-- Data block start --
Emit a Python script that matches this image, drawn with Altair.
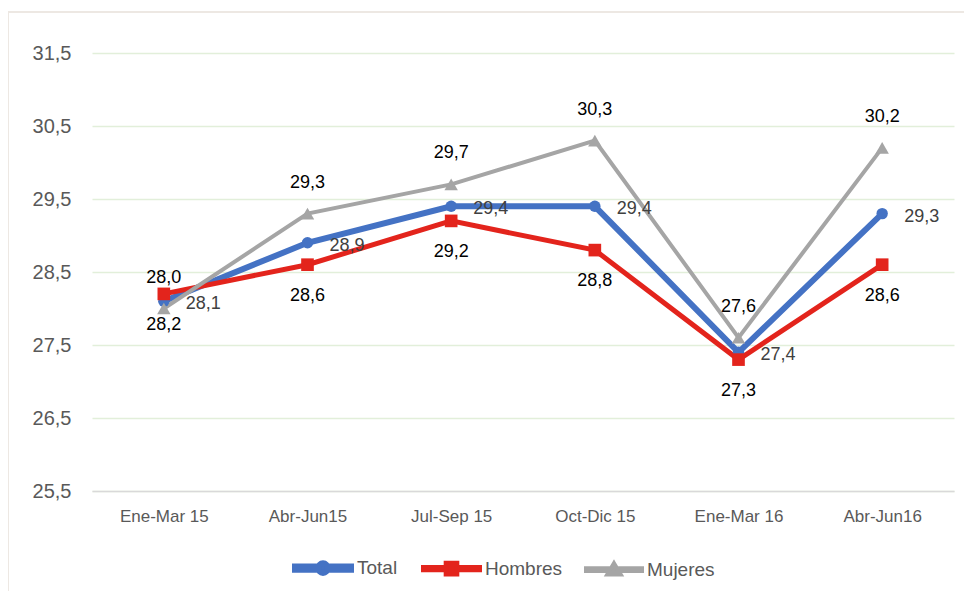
import altair as alt
import pandas as pd

categories = ["Ene-Mar 15", "Abr-Jun15", "Jul-Sep 15", "Oct-Dic 15", "Ene-Mar 16", "Abr-Jun16"]
series_names = ["Total", "Hombres", "Mujeres"]
total = [28.1, 28.9, 29.4, 29.4, 27.4, 29.3]
hombres = [28.2, 28.6, 29.2, 28.8, 27.3, 28.6]
mujeres = [28.0, 29.3, 29.7, 30.3, 27.6, 30.2]
y_ticks = [25.5, 26.5, 27.5, 28.5, 29.5, 30.5, 31.5]

rows = []
for s, vals in zip(series_names, [total, hombres, mujeres]):
    for c, v in zip(categories, vals):
        rows.append({"serie": s, "periodo": c, "valor": v, "orden": series_names.index(s)})
df = pd.DataFrame(rows)

colors = ["#4472C4", "#E3241C", "#A5A5A5"]
FONT = "Liberation Sans"

x_enc = alt.X("periodo:N", sort=categories, title=None,
              scale=alt.Scale(type="point", padding=0.5),
              axis=alt.Axis(labelAngle=0, labelFontSize=17, labelColor="#595959",
                            labelFont=FONT, ticks=False, domainColor="#D9D9D9",
                            domainWidth=1.5, labelPadding=17, grid=False))
y_enc = alt.Y("valor:Q", title=None,
              scale=alt.Scale(domain=[25.5, 31.5], nice=False, zero=False),
              axis=alt.Axis(values=y_ticks, labelFontSize=20, labelColor="#595959",
                            labelFont=FONT, ticks=False, domain=False,
                            gridColor="#E2EFDA", gridWidth=1.5, labelPadding=21,
                            labelExpr="replace(format(datum.value, '.1f'), '.', ',')"))

color_scale = alt.Scale(domain=series_names, range=colors)

p_line = "M-1,-{t}H-{g}V{t}H-1Z M{g},-{t}H1V{t}H{g}Z "
sym_total = p_line.format(t=0.055, g=0.15) + "M0.17,0A0.17,0.17 0 1,1 -0.17,0A0.17,0.17 0 1,1 0.17,0Z"
sym_homb = p_line.format(t=0.04, g=0.18) + "M-0.19,-0.19H0.19V0.19H-0.19Z"
sym_muj = p_line.format(t=0.045, g=0.18) + "M0,-0.23L0.24,0.17L-0.24,0.17Z"

legend = alt.Legend(
    title=None, orient="none", direction="horizontal", legendX=200, legendY=484,
    labelFontSize=19, labelColor="#595959", labelFont=FONT, symbolSize=3136,
    labelOffset=3, columnPadding=15, symbolStrokeWidth=0,
)

base = alt.Chart(df).encode(x=x_enc, y=y_enc)

lines = base.mark_line().encode(
    color=alt.Color("serie:N", scale=color_scale, legend=legend),
    strokeWidth=alt.StrokeWidth("serie:N", scale=alt.Scale(domain=series_names, range=[6, 4, 4.5]), legend=None),
    order=alt.Order("orden:Q"),
    detail="serie:N",
)

def pts(serie, shape, size):
    return base.transform_filter(alt.datum.serie == serie).mark_point(
        filled=True, opacity=1, shape=shape, size=size
    ).encode(color=alt.Color("serie:N", scale=color_scale, legend=legend))

pts_total = pts("Total", "circle", 130)
pts_homb = pts("Hombres", "square", 160)
pts_muj = pts("Mujeres", "triangle-up", 180)

legend_layer = base.transform_filter("false").mark_point(filled=True, opacity=1).encode(
    color=alt.Color("serie:N", scale=color_scale, legend=legend),
    shape=alt.Shape("serie:N", scale=alt.Scale(domain=series_names, range=[sym_total, sym_homb, sym_muj]), legend=legend),
)

def labels(serie, dx, dy, color, align):
    return base.transform_filter(alt.datum.serie == serie).transform_calculate(
        lab="replace(format(datum.valor, '.1f'), '.', ',')"
    ).mark_text(dx=dx, dy=dy, align=align, baseline="middle", fontSize=18,
                font=FONT, color=color).encode(text="lab:N")

lab_total = labels("Total", 22, 3, "#404040", "left")
lab_homb = labels("Hombres", 0, 31, "#000000", "center")
lab_muj = labels("Mujeres", 0, -31, "#000000", "center")

frame = alt.Chart(pd.DataFrame({"a": [0]})).mark_rect(
    fill=None, stroke="#EDE8E3", strokeWidth=2
).encode(x=alt.value(-84), x2=alt.value(900), y=alt.value(-41), y2=alt.value(560))

chart = alt.layer(frame, lines, pts_total, pts_homb, pts_muj, legend_layer,
                  lab_total, lab_homb, lab_muj).properties(
    width=862, height=438,
    autosize=alt.AutoSizeParams(type="none"),
    padding={"left": 84, "top": 45, "right": 10, "bottom": 100},
).configure(background="white", view=alt.ViewConfig(stroke=None))

chart.save("out.html", embed_options={"renderer": "svg", "actions": False})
-- Data block end --
> **Exercise objective**: Restate the material word for word from its first line through the line containing "y_ticks = [25.5, 26.5, 27.5, 28.5, 29.5, 30.5, 31.5]", both included; the pictures do not belong in it.

> **In response**:
Emit a Python script that matches this image, drawn with Altair.
import altair as alt
import pandas as pd

categories = ["Ene-Mar 15", "Abr-Jun15", "Jul-Sep 15", "Oct-Dic 15", "Ene-Mar 16", "Abr-Jun16"]
series_names = ["Total", "Hombres", "Mujeres"]
total = [28.1, 28.9, 29.4, 29.4, 27.4, 29.3]
hombres = [28.2, 28.6, 29.2, 28.8, 27.3, 28.6]
mujeres = [28.0, 29.3, 29.7, 30.3, 27.6, 30.2]
y_ticks = [25.5, 26.5, 27.5, 28.5, 29.5, 30.5, 31.5]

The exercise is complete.